Familiarity with the physical condition which causes plaintiff’s injury does not serve to bar conclusively his right of recovery. Nor does it alone make him guilty of contributory negligence in what he does or fails to do. “Want of ordinary care, and not knowledge of the danger, is the test of contributory negligence.” Grantham v. Watson Bros. Transportation Co., 142 Neb. 362, 367, 6 N.W.2d 372, 9 N.W.2d 157,158; see also, Surface v. Safeway Stores, Inc., 8th Cir., 169 F.2d 937, 940. The attention which one must give to his surroundings in governing his actions is not a legal absolute. It will vary in accordance with circumstances.

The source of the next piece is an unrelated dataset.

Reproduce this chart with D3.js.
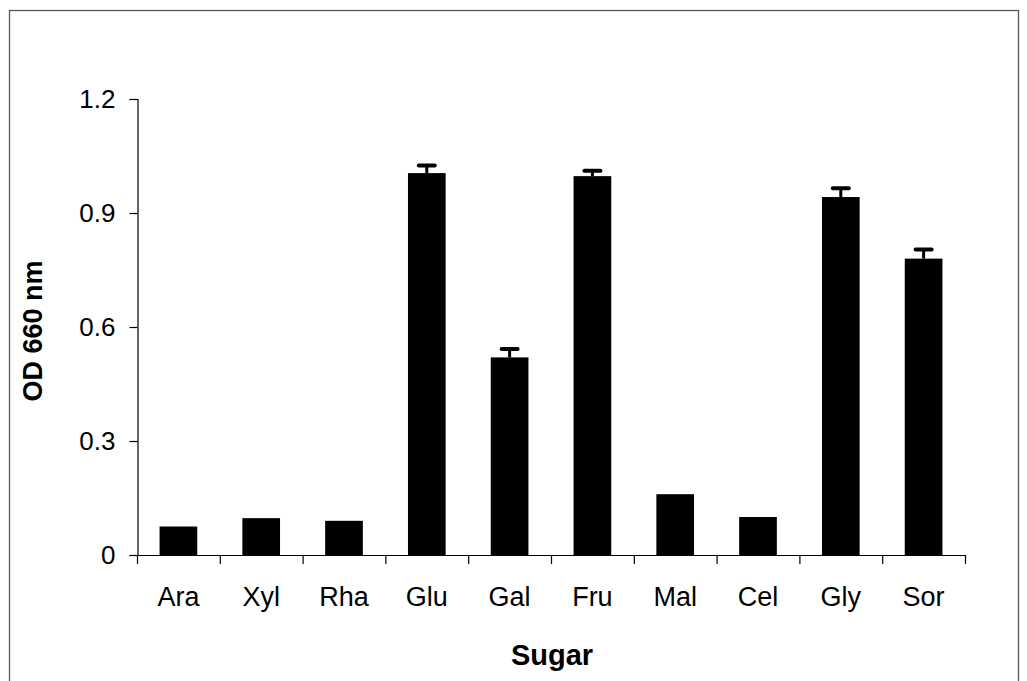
<!DOCTYPE html>
<html>
<head>
<meta charset="utf-8">
<script src="https://cdn.jsdelivr.net/npm/d3@7"></script>
<style>
  html, body { margin: 0; padding: 0; background: #fff; }
  svg { display: block; }
  text { font-family: "Liberation Sans", Arial, sans-serif; fill: #000; }
</style>
</head>
<body>
<svg id="chart" width="1027" height="681"></svg>
<script>
const categories = ["Ara", "Xyl", "Rha", "Glu", "Gal", "Fru", "Mal", "Cel", "Gly", "Sor"];
const values = [0.075, 0.097, 0.090, 1.005, 0.520, 0.997, 0.160, 0.100, 0.942, 0.780];
const errors = [0, 0, 0, 0.020, 0.022, 0.014, 0, 0, 0.023, 0.024];
const yTicks = [0, 0.3, 0.6, 0.9, 1.2];
const yTickLabels = ["0", "0.3", "0.6", "0.9", "1.2"];
const xTitle = "Sugar";
const yTitle = "OD 660 nm";

(function () {
const svg = d3.select("#chart");

// outer frame
svg.append("rect")
  .attr("x", 9.5).attr("y", 10.5)
  .attr("width", 1009).attr("height", 690)
  .attr("fill", "none").attr("stroke", "#555").attr("stroke-width", 1.3);

const pLeft = 137, pRight = 965, pTop = 99, pBottom = 555;

const x = d3.scaleBand().domain(categories).range([pLeft, pRight]).paddingInner(0.545).paddingOuter(0.2725);
const y = d3.scaleLinear().domain([0, 1.2]).range([pBottom, pTop]);

// y axis
const yAxis = d3.axisLeft(y).tickValues(yTicks)
  .tickFormat((d, i) => yTickLabels[i]).tickSize(8).tickPadding(14);
const gy = svg.append("g").attr("transform", `translate(${pLeft + 0.5},0)`).call(yAxis);
gy.select(".domain").attr("stroke", "#000").attr("stroke-width", 1.2);
gy.selectAll(".tick line").attr("stroke", "#000").attr("stroke-width", 1.2);
gy.selectAll(".tick text").style("font-size", "26px")
  .style("font-family", "'Liberation Sans', Arial, sans-serif").attr("fill", "#000");

// x axis with category boundary ticks
const boundaries = d3.range(categories.length + 1).map(i => pLeft + i * (pRight - pLeft) / categories.length);
const gx = svg.append("g");
gx.append("line").attr("x1", pLeft).attr("x2", pRight).attr("y1", pBottom + 0.5).attr("y2", pBottom + 0.5)
  .attr("stroke", "#000").attr("stroke-width", 1.2);
gx.selectAll(".bt").data(boundaries).join("line")
  .attr("x1", d => d + 0.5).attr("x2", d => d + 0.5)
  .attr("y1", pBottom).attr("y2", pBottom + 9)
  .attr("stroke", "#000").attr("stroke-width", 1.2);
gx.selectAll(".xl").data(categories).join("text")
  .attr("x", d => x(d) + x.bandwidth() / 2)
  .attr("y", 606)
  .attr("text-anchor", "middle")
  .style("font-size", "27px")
  .text(d => d);

// bars
const data = categories.map((c, i) => ({ c, v: values[i], e: errors[i] }));
svg.selectAll(".bar").data(data).join("rect")
  .attr("class", "bar")
  .attr("x", d => x(d.c))
  .attr("width", x.bandwidth())
  .attr("y", d => y(d.v))
  .attr("height", d => y(0) - y(d.v))
  .attr("fill", "#000");

// error bars (upper only)
const eb = svg.selectAll(".eb").data(data.filter(d => d.e > 0)).join("g").attr("class", "eb");
eb.append("line")
  .attr("x1", d => x(d.c) + x.bandwidth() / 2).attr("x2", d => x(d.c) + x.bandwidth() / 2)
  .attr("y1", d => y(d.v)).attr("y2", d => y(d.v + d.e))
  .attr("stroke", "#000").attr("stroke-width", 3);
eb.append("line")
  .attr("x1", d => x(d.c) + x.bandwidth() / 2 - 8).attr("x2", d => x(d.c) + x.bandwidth() / 2 + 8)
  .attr("y1", d => y(d.v + d.e)).attr("y2", d => y(d.v + d.e))
  .attr("stroke", "#000").attr("stroke-width", 4).attr("stroke-linecap", "round");

// titles
svg.append("text")
  .attr("x", (pLeft + pRight) / 2 + 1).attr("y", 665)
  .attr("text-anchor", "middle")
  .style("font-size", "29px").style("font-weight", "bold")
  .text(xTitle);

svg.append("text")
  .attr("transform", `translate(42,331) rotate(-90)`)
  .attr("text-anchor", "middle")
  .style("font-size", "27px").style("font-weight", "bold")
  .text(yTitle);
})();
</script>
</body>
</html>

Familiarity with the existing physical conditions at most operated to discharge defendant’s obligation to warn him of the existence of such conditions. But the question of whether defendant did, under the facts, fail in his duty to provide plaintiff adequate protection, by means of guards, barriers or other devices or measures, from harm occasioned by the dangerous condition of its own creation, remained one for the jury. Prosser, Handbook of the Law of Torts, Sec. Ed., pp. 459, 460. To a bare licensee the possessor of land owes merely the duty to exercise reasonable care to dis*532close to him dangerous defects which are known to him and are unlikely to be discovered by the licensee. Toward the business visitor, such as plaintiff, the possessor owes the additional duty to exercise reasonable care to make the premises reasonably safe for the reception of such visitor. See, Restatement of Torts, Secs. 342, 343, Comment.

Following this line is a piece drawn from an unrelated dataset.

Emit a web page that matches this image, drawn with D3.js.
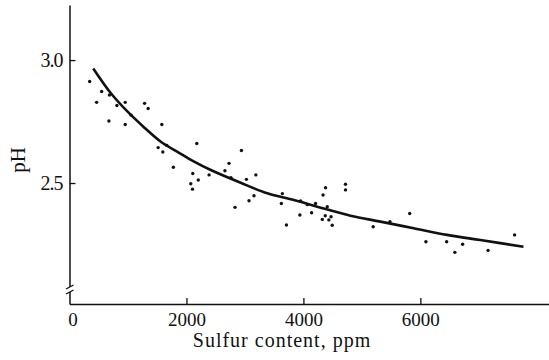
<!DOCTYPE html>
<html lang="en">
<head>
    <meta charset="UTF-8">
    <title>pH vs Sulfur content</title>
    <style>
        body {
            margin: 0;
            background: #fff;
        }
        text {
            font-family: "Liberation Serif", "DejaVu Serif", serif;
            fill: #111;
        }
    </style>
    <script src="https://d3js.org/d3.v7.min.js"></script>
</head>
<body>
    <script>
        const SVG_WIDTH = 549;
        const SVG_HEIGHT = 360;

        // measured samples (ppm, pH)
        const sulfurPpm = [345, 464, 550, 683, 674, 953, 953, 811, 1055, 1284,
            1345, 1579, 1516, 1596, 1665, 2177, 1776, 2108, 2074, 2103,
            2202, 2387, 2658, 2728, 2761, 2940, 3025, 3187, 3155, 3070,
            2831, 3640, 3623, 3710, 3952, 3940, 4067, 4140, 4208, 4336,
            4379, 4408, 4323, 4374, 4435, 4473, 4493, 4720, 4720, 5193,
            5480, 5818, 6095, 6450, 6590, 6723, 7158, 7611];
        const phValues = [2.913, 2.828, 2.872, 2.858, 2.752, 2.828, 2.738, 2.815, 2.776, 2.824,
            2.803, 2.738, 2.644, 2.626, 2.653, 2.661, 2.564, 2.539, 2.497, 2.475,
            2.512, 2.533, 2.550, 2.580, 2.522, 2.632, 2.515, 2.533, 2.448, 2.428,
            2.401, 2.457, 2.417, 2.329, 2.427, 2.370, 2.412, 2.379, 2.417, 2.451,
            2.481, 2.404, 2.352, 2.367, 2.350, 2.363, 2.328, 2.495, 2.472, 2.322,
            2.343, 2.376, 2.261, 2.261, 2.218, 2.251, 2.226, 2.289];

        // fitted curve
        const curvePpm = [406, 708, 994, 1250, 1562, 1847, 2131, 2416, 2928, 3384,
            3838, 4237, 4806, 5318, 5886, 6457, 7026, 7764];
        const curvePh = [2.966, 2.865, 2.790, 2.732, 2.668, 2.627, 2.587, 2.553, 2.501, 2.458,
            2.431, 2.404, 2.367, 2.343, 2.316, 2.289, 2.268, 2.241];

        const xTicks = [0, 2000, 4000, 6000];
        const yTicks = [2.5, 3.0];

        const svg = d3.select("body").append("svg")
            .attr("width", SVG_WIDTH)
            .attr("height", SVG_HEIGHT);

        const x = d3.scaleLinear().domain([0, 8200]).range([69.5, 549]);
        const y = d3.scaleLinear().domain([2.008, 3.224]).range([304, 5]);

        // y axis, ticks pointing inward
        const yAxis = svg.append("g")
            .attr("transform", "translate(69.5,0)")
            .call(d3.axisLeft(y).tickValues(yTicks).tickFormat(d3.format(".1f"))
                .tickSizeInner(-6).tickSizeOuter(0).tickPadding(7));
        yAxis.select(".domain").attr("stroke", "#111").attr("stroke-width", 1.5);
        yAxis.selectAll(".tick line").attr("stroke", "#111").attr("stroke-width", 1.3);
        yAxis.selectAll(".tick text").attr("font-size", "20px").attr("fill", "#111")
            .style("letter-spacing", "-1px");

        // x axis
        const xAxis = svg.append("g")
            .attr("transform", "translate(0,304)")
            .call(d3.axisBottom(x).tickValues(xTicks).tickFormat(d3.format("d"))
                .tickSizeInner(-6).tickSizeOuter(0).tickPadding(9));
        xAxis.select(".domain").attr("stroke", "#111").attr("stroke-width", 1.5);
        xAxis.selectAll(".tick line").attr("stroke", "#111").attr("stroke-width", 1.3)
            .filter(d => d === 0).remove();
        xAxis.selectAll(".tick text").attr("font-size", "19px").attr("fill", "#111")
            .filter(d => d === 0).attr("dx", 3);

        // axis break on y: white gap plus two slanted strokes
        svg.append("rect").attr("x", 67).attr("y", 287).attr("width", 5).attr("height", 5).attr("fill", "#fff");
        const brk = svg.append("g").attr("stroke", "#111").attr("stroke-width", 1.3);
        brk.append("line").attr("x1", 66).attr("y1", 289).attr("x2", 73.5).attr("y2", 285);
        brk.append("line").attr("x1", 66).attr("y1", 294).attr("x2", 73.5).attr("y2", 290);

        // axis titles
        svg.append("text")
            .attr("x", 282)
            .attr("y", 347)
            .attr("text-anchor", "middle")
            .attr("font-size", "20px")
            .style("letter-spacing", "1px")
            .text("Sulfur content, ppm");

        svg.append("text")
            .attr("transform", "translate(25,160) rotate(-90)")
            .attr("text-anchor", "middle")
            .attr("font-size", "21px")
            .text("pH");

        // fitted curve
        const line = d3.line()
            .x(i => x(curvePpm[i]))
            .y(i => y(curvePh[i]))
            .curve(d3.curveCatmullRom);

        svg.append("path")
            .datum(d3.range(curvePpm.length))
            .attr("d", line)
            .attr("fill", "none")
            .attr("stroke", "#111")
            .attr("stroke-width", 2.6);

        // data points
        svg.selectAll("circle")
            .data(d3.range(sulfurPpm.length))
            .enter()
            .append("circle")
            .attr("cx", i => x(sulfurPpm[i]))
            .attr("cy", i => y(phValues[i]))
            .attr("r", 1.7)
            .attr("fill", "#111");
    </script>
</body>
</html>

As we view the evidence, it cannot be said as a matter of law that want of protective covering in the offending instrumentality was apparent and readily observable. The condition so created may have presented an appearance of safety to one who was unaware of the defect. The question was properly one for the jury. Magnolia Petroleum Co. v. Barnes, 198 Okl. 406, 179 P.2d 132, 135.

Rehearing is accordingly denied.

JACKSON, V. C. J., and WILLIAMS, BLACKBIRD, HODGES and LAVENDER, JJ., concur.

HALLEY, C. J., and DAVISON and BERRY, JJ., dissent.